Litigation Practice

Court rules, standing orders, privilege decisions, work-product rulings, and protective-order restrictions on AI use in litigation.

Clearon AI Litigation Tracker | https://clearon-ai.com/litigation-practice/ | Last updated June 4, 2026

Featured alert: AI in Litigation

Courts are moving from general AI warnings to concrete filing certifications, protective-order restrictions, and sanctions frameworks.

Bottom line: AI-assisted work must be verified, disclosed where required, and kept away from protected material unless the governing order and tool terms allow it.

What this tracker covers

Court rules and standing orders

Forum-specific filing certifications, AI disclosure rules, sanctions warnings, and state court policies.

Privilege, work product, and protective orders

Early decisions on AI-assisted litigation preparation, tool identity, discovery confidentiality, and open AI restrictions.

State court and bar guidance

State court policies, local administrative orders, and state or local bar guidance verified against primary sources.

Featured developments

Category Development Practice point
Privilege / work product United States v. Heppner and Warner v. Gilbarco reached different results on AI-related work product. AI use does not create one uniform privilege rule; counsel direction, platform type, confidentiality, and procedural posture matter.
Protective orders Morgan v. V2X and Jeffries v. Harcros Chemicals restricted AI use with confidential or discovery material. Protective orders should address open vs. closed AI tools, training, retention, deletion, and disclosure.
Filing rules Florida, N.D. Tex., D. Haw., D. Neb., D. Kan., and S.D. Cal. Bankruptcy have adopted different certification or disclosure approaches. Litigators should check forum-specific AI rules before filing.
Evidence Proposed Federal Rule of Evidence 707 would address machine-generated evidence. AI evidence issues may move from filing practice into admissibility doctrine.

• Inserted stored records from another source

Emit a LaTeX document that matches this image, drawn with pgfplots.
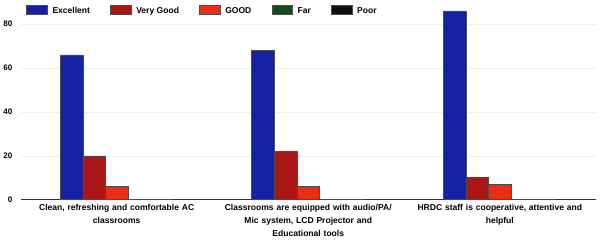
\documentclass[border=0pt]{standalone}
\usepackage{pgfplots}
\pgfplotsset{compat=1.18}
\usepackage{fontspec}
\setmainfont{Liberation Sans}
\definecolor{cEx}{RGB}{22,32,165}
\definecolor{cVG}{RGB}{170,22,22}
\definecolor{cGo}{RGB}{235,45,20}
\definecolor{cFa}{RGB}{20,75,25}
\definecolor{cPo}{RGB}{15,15,15}
\begin{document}
\begin{tikzpicture}
\begin{axis}[
  scale only axis,
  width=570bp, height=198bp,
  ybar=0pt, bar width=0.118,
  xmin=-0.5, xmax=2.5,
  ymin=0, ymax=91,
  xtick=data,
  xticklabels={{Clean, refreshing and comfortable AC\\classrooms},{Classrooms are equipped with audio/PA/\\Mic system, LCD Projector and\\Educational tools},{HRDC staff is cooperative, attentive and\\helpful}},
  xticklabel style={align=center, font=\fontsize{8.5}{13}\selectfont\bfseries, text width=200bp, yshift=-1bp},
  ytick={0,20,40,60,80},
  yticklabel style={font=\fontsize{8}{9}\selectfont\bfseries, xshift=-5bp},
  /pgf/number format/assume math mode=true,
  major tick length=0pt,
  axis x line*=bottom,
  axis y line*=left,
  y axis line style={draw=none},
  x axis line style={line width=1pt, black!80},
  ymajorgrids, grid style={black!6},
  legend columns=5,
  legend style={at={(0.004,0.985)}, anchor=north west, draw=none, fill=none,
    font=\fontsize{8.5}{9}\selectfont\bfseries, column sep=3bp,
    /tikz/every even column/.append style={column sep=18bp}},
  legend image code/.code={\draw[#1, draw=black!70] (0cm,-0.1cm) rectangle (0.72cm,0.2cm);},
  every axis plot/.append style={draw=black!70, line width=0.5pt},
]
\addplot[fill=cEx] coordinates {(0,66) (1,68) (2,86)};
\addplot[fill=cVG] coordinates {(0,20) (1,22) (2,10)};
\addplot[fill=cGo] coordinates {(0,6) (1,6) (2,7)};
\addplot[fill=cFa] coordinates {(0,0) (1,0) (2,0)};
\addplot[fill=cPo] coordinates {(0,0) (1,0) (2,0)};
\legend{Excellent, Very Good, GOOD, Far, Poor}
\end{axis}
\end{tikzpicture}
\end{document}
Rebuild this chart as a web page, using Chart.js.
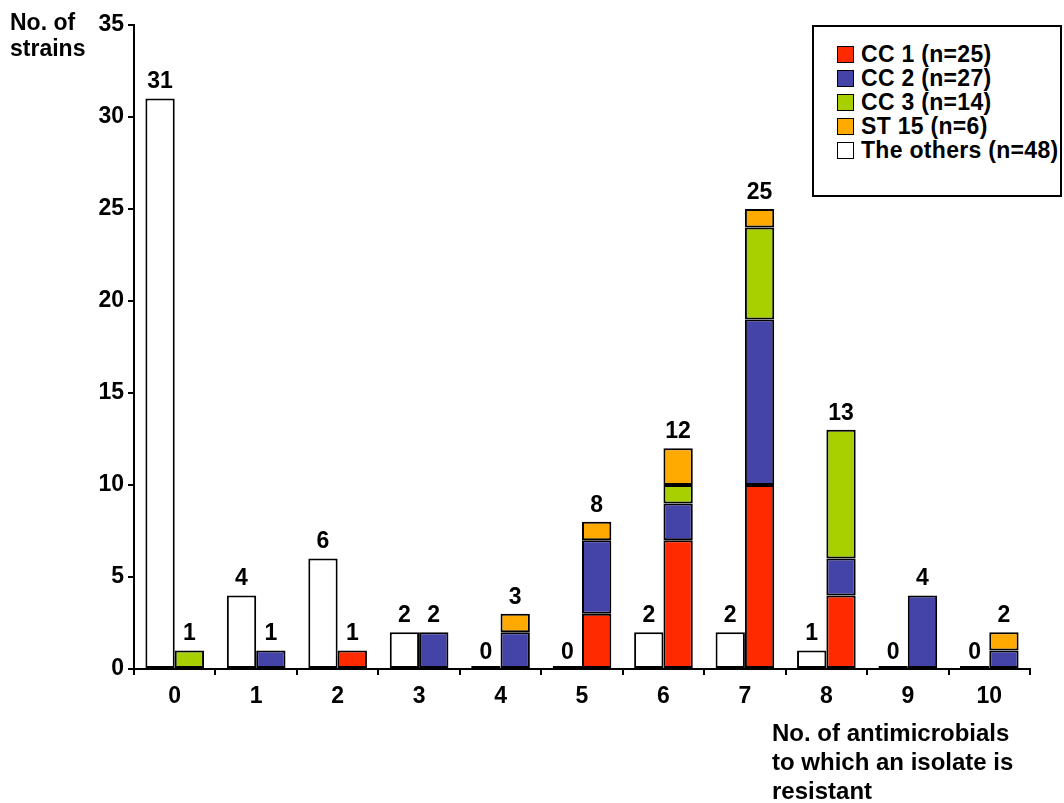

AI litigation rules and orders







Category Forum Rule or order Requirement
Filing certification Florida Florida Rule of General Practice and Judicial Administration 2.515(d)(2) Signer represents cited legal authorities exist and are accurately cited; sanctions are expressly authorized after notice and opportunity to be heard.
Disclosure N.D. Tex. Local Civil Rule 7.2(f) and Local Criminal Rule 47.2(e) Briefs prepared using generative AI must disclose that fact on the first page under the heading “Use of Generative Artificial Intelligence.”
Verification / sanctions D. Neb. Nebraska Civil Rule 7.1(d) Briefs and motions require a certificate stating no generative AI was used or that a human verified generated text, citations, and legal authority.
Disclosure D. Haw. General Order 23-1 re Use of Unverified Sources Requires a declaration when counsel or a pro se party submits filing material generated by an unverified source, including AI-generated material.
Verification / sanctions D. Kan. Standing Order 26-01 Litigants remain responsible for verifying AI-assisted content; the court may strike filings, impose sanctions, or require sworn AI-use statements.
Disclosure S.D. Cal. Bankruptcy General Order 210 and CSD 5013 Requires disclosure and certification through local form CSD 5013, including identification of the AI program and independent accuracy review.
Disclosure E.D. Pa. Judge Baylson Standing Order Re Artificial Intelligence AI use must be disclosed in a plain factual statement, and citations must be certified as verified.
Confidentiality Court of International Trade Judge Vaden Order on Artificial Intelligence Parties using generative AI must disclose the program and AI-drafted text and certify no unauthorized disclosure of confidential or business proprietary information.
State court California California Rule of Court 10.430 Courts that allow generative AI use by court staff or judicial officers must adopt a use policy or prohibit use.
State court Illinois Illinois Supreme Court Policy on Artificial Intelligence Permits AI use subject to existing legal, ethical, and court rules and treats existing rules as sufficient.

Source note: This table includes high-value primary-source rows from the tracker. The full working tracker includes additional local orders, proposed rules, evidence rules, and state court developments under verification.

What litigators should do now

  • Review judge-specific standing orders, local rules, state court policies, and tribunal guidance before major filings.
  • Verify every citation, quotation, record reference, legal proposition, and factual assertion in AI-assisted work.
  • Do not upload confidential discovery, privileged material, trade secrets, protected health information, export-controlled information, or business proprietary information into public AI tools.
  • Confirm whether any protective order permits closed enterprise AI tools and whether the tool contract addresses training, retention, disclosure, and deletion.
  • Treat AI-generated evidence differently from AI-assisted drafting. Evidence still must be authentic, admissible, and tied to real-world facts.

Source note: Clearon gives preference to primary court, agency, legislature, and bar sources. Secondary trackers are used as leads, not as final authority.